What to Know
A powerful nor'easter punished the tri-state with heavy rain, snow, wind Friday, bringing the region's transit systems to a near standstill
An 11-year-old boy is the only reported fatality in the storm; At least one person was also injured by falling debris
Skies are expected to clear up by Sunday. Temperatures stay cooler, in the mid-40s, into the early part of next week
A fierce nor'easter that pummeled the tri-state with everything from heavy snow to 70 mph winds and flooding downpours left at least one child dead, damaged countless homes and caused headaches for hundreds of thousands of commuters and power customers.
The wintry weather made a mess of the region's vast transportation networks, bringing some of the nation's busiest roadways, rail systems and airports to a stop, thanks in large part to powerful winds that swept across the region.
Amtrak opted to cancel all trains in and out of New York on the vital Northeast Corridor line through Saturday morning, while the Long Island Rail Road, Metro-North and New Jersey Transit all experienced significant delays and suspensions that persisted late into the evening.
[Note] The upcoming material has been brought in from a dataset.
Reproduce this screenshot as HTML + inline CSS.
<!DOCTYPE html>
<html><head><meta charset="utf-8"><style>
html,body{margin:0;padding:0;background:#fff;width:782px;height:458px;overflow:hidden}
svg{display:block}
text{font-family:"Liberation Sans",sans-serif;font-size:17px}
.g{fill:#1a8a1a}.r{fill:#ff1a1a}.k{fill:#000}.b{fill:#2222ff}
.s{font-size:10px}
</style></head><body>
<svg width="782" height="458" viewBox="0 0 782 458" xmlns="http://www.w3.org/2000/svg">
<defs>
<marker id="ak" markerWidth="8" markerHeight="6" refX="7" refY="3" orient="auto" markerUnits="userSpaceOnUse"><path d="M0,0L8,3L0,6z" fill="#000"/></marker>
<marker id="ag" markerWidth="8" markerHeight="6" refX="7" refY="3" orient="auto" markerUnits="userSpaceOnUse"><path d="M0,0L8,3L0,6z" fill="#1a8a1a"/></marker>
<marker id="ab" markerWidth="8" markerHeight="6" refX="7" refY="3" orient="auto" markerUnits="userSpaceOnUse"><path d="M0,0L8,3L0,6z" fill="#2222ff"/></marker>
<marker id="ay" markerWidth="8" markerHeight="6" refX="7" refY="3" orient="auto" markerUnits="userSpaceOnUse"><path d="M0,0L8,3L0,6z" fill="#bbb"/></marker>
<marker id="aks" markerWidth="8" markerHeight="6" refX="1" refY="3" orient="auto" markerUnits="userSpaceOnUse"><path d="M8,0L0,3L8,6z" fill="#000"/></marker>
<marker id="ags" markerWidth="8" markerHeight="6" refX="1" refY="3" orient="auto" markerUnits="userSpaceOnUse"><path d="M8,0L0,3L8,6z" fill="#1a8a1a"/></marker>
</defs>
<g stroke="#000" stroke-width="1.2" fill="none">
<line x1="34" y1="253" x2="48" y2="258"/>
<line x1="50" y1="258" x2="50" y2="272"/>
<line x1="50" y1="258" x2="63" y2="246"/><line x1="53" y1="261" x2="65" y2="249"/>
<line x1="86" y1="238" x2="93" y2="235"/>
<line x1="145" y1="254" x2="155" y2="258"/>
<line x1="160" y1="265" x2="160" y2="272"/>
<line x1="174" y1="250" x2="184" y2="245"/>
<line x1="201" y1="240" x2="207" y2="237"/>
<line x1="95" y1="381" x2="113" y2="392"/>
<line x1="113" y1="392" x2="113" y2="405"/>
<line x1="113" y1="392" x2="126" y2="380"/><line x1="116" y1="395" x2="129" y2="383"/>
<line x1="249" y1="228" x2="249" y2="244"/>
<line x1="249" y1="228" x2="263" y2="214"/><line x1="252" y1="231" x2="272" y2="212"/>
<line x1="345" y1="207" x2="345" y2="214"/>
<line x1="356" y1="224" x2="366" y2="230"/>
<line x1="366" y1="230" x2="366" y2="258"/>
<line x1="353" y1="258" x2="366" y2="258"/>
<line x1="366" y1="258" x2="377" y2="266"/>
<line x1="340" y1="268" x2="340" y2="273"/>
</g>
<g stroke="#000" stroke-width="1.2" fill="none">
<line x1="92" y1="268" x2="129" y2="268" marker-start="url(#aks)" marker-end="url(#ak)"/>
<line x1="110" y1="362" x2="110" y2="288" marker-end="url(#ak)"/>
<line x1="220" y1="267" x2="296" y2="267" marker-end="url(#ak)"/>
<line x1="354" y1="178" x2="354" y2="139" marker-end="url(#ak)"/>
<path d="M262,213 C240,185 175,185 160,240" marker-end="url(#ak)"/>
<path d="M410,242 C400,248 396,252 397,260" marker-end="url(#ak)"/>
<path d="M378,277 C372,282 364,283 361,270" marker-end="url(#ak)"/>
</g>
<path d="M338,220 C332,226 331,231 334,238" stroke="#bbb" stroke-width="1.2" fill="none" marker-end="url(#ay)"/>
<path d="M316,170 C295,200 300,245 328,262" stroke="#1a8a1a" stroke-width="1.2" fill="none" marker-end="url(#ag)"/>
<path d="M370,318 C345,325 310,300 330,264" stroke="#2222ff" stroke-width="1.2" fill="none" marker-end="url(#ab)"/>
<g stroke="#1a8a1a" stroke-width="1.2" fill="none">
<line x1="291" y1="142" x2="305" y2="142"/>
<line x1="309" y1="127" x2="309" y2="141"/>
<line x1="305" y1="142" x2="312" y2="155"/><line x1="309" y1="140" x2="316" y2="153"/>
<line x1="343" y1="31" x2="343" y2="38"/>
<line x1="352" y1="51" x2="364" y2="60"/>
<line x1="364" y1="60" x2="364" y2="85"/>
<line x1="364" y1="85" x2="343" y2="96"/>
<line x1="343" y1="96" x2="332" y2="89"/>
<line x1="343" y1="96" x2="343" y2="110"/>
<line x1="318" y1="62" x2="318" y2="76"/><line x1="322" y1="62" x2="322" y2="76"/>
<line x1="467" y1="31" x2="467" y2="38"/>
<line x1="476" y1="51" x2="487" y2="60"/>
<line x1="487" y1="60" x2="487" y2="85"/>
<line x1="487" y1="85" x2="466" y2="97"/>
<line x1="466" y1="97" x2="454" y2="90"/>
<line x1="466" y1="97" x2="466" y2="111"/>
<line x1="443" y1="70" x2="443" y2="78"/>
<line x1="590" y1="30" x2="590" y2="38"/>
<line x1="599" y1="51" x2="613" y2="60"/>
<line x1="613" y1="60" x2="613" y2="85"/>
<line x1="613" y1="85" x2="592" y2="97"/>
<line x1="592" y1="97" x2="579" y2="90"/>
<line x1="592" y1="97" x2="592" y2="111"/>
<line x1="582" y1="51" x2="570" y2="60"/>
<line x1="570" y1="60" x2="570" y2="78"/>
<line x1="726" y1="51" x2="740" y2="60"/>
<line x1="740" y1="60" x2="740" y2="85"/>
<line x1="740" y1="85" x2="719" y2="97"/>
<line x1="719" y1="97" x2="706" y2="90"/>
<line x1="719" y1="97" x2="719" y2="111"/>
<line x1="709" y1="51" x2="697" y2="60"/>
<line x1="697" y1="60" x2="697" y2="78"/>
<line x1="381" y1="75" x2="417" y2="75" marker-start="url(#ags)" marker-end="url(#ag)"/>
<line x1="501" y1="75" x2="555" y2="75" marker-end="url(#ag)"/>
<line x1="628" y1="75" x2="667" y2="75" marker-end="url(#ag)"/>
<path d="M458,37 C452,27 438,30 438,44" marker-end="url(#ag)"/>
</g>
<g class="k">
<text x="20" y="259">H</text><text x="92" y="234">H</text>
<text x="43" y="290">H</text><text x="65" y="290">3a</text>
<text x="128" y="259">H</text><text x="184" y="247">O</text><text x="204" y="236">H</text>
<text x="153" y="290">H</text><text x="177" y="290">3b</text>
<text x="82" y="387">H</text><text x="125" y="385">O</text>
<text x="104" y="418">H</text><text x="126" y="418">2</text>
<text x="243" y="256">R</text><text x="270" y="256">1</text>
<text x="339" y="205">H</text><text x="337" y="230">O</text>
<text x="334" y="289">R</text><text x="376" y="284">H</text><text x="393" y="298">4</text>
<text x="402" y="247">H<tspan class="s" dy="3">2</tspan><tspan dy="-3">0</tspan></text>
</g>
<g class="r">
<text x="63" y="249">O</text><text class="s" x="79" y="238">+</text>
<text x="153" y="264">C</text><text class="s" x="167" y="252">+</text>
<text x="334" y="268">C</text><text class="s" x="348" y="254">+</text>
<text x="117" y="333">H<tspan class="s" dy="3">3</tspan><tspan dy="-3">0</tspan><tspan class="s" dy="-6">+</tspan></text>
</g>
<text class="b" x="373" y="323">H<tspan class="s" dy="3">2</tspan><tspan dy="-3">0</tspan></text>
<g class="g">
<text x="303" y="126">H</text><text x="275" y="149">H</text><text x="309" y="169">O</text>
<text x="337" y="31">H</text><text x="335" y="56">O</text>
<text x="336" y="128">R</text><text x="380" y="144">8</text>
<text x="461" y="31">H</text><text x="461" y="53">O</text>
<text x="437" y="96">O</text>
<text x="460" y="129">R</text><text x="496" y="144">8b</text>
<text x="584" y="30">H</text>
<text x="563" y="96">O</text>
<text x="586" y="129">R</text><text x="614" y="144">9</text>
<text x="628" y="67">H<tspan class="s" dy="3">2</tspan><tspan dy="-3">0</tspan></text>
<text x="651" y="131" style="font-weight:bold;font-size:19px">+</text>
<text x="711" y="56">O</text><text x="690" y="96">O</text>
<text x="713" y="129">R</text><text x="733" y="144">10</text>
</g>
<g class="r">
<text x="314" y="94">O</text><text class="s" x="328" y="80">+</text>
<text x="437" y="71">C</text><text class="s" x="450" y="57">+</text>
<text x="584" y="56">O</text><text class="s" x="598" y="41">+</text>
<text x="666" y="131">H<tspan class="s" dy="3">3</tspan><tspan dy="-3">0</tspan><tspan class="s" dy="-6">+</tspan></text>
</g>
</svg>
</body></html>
Rush-hour delays led to massive overcrowding at Penn Station at the height of the rush, and in some cases tripled the length of normal Friday afternoon commutes.
Air travel, likewise, was all but stopped Friday, as the region's three airports saw a total of more than 1,600 cancellations.
Meanwhile, flooded roads created nightmares for drivers and residents, particularly along the Jersey shore -- including Keyport, along the Raritan Bay, and in Neptune -- and on Long Island's south shore, including Babylon and Bay Shore. More than 2 1/2 inches of rain had fallen in parts of Nassau County by 1 p.m., according to the National Weather Service, and authorities are concerned about additional flooding on high tides Friday night and Saturday.
Accidents were being reported across roads in the tri-state, and cars were stalling out in floodwaters. Gov. Cuomo issued a travel advisory for all areas north of the city, and tractor-trailer, bus and motorcycle drivers are being urged to stay off bridges. Several tractor-trailers were blown about on the Mario Cuomo and Verrazano bridges, including one that was caught on camera with just two wheels on the road. Major Travel Changes Are in Effect; Here's What You Need to Know
Authorities blamed the death of an 11-year-old boy in Putnam County on the nor'easter after winds caused a tree to crash down onto his home. The storm was also blamed for at least four other deaths from Virginia to Rhode Island.
At least one other person was struck by a falling tree in Queens, but wasn't seriously injured.
Trees, power lines and at least one scaffolding were also toppled by violent winds through the afternoon during the storm. Firefighters responded to a scaffolding collapse on the Lower East Side, and there were numerous emergency calls for downed trees on roads, homes, cars and subway and rail tracks across the tri-state.
While the city and immediate surrounding areas saw less than one inch of snow, the white stuff quickly piled up north and west of the city, especially in higher elevations in the Catskill and Pocono mountain ranges. Phonecia, New York, topped the region's snow totals with 20 inches of powder, while several towns in Ulster and Dutchess counties saw more than a foot of snow. In New Jersey, West Milford saw 8.3 inches of snow.
Vicious wind gusts topped top 60 mph at John F. Kennedy International Airport and along parts of Long Island as the storm system hovered over the region through Friday, according to Storm Team 4. A high wind warning remains in effect for all of New York City, Long Island and Westchester County in New York; Middlesex, Monmouth and Ocean counties in New Jersey; and Fairfield and New Haven counties in Connecticut. Winds were expected to peak in the afternoon and evening as a wintry mix moves closer to the coast. Click here to see the latest weather alerts in your neighborhood.
Widespread flood warnings, watches and advisories remain in effect for much of the tri-state area through the weekend, as swollen high tides risk coming ashore.
If there's a silver lining to the monster storm, its that the skies will begin to clear Saturday. Storm Team 4 says temperatures will remain cooler through the start of the workweek, but the region will see conditions dry out.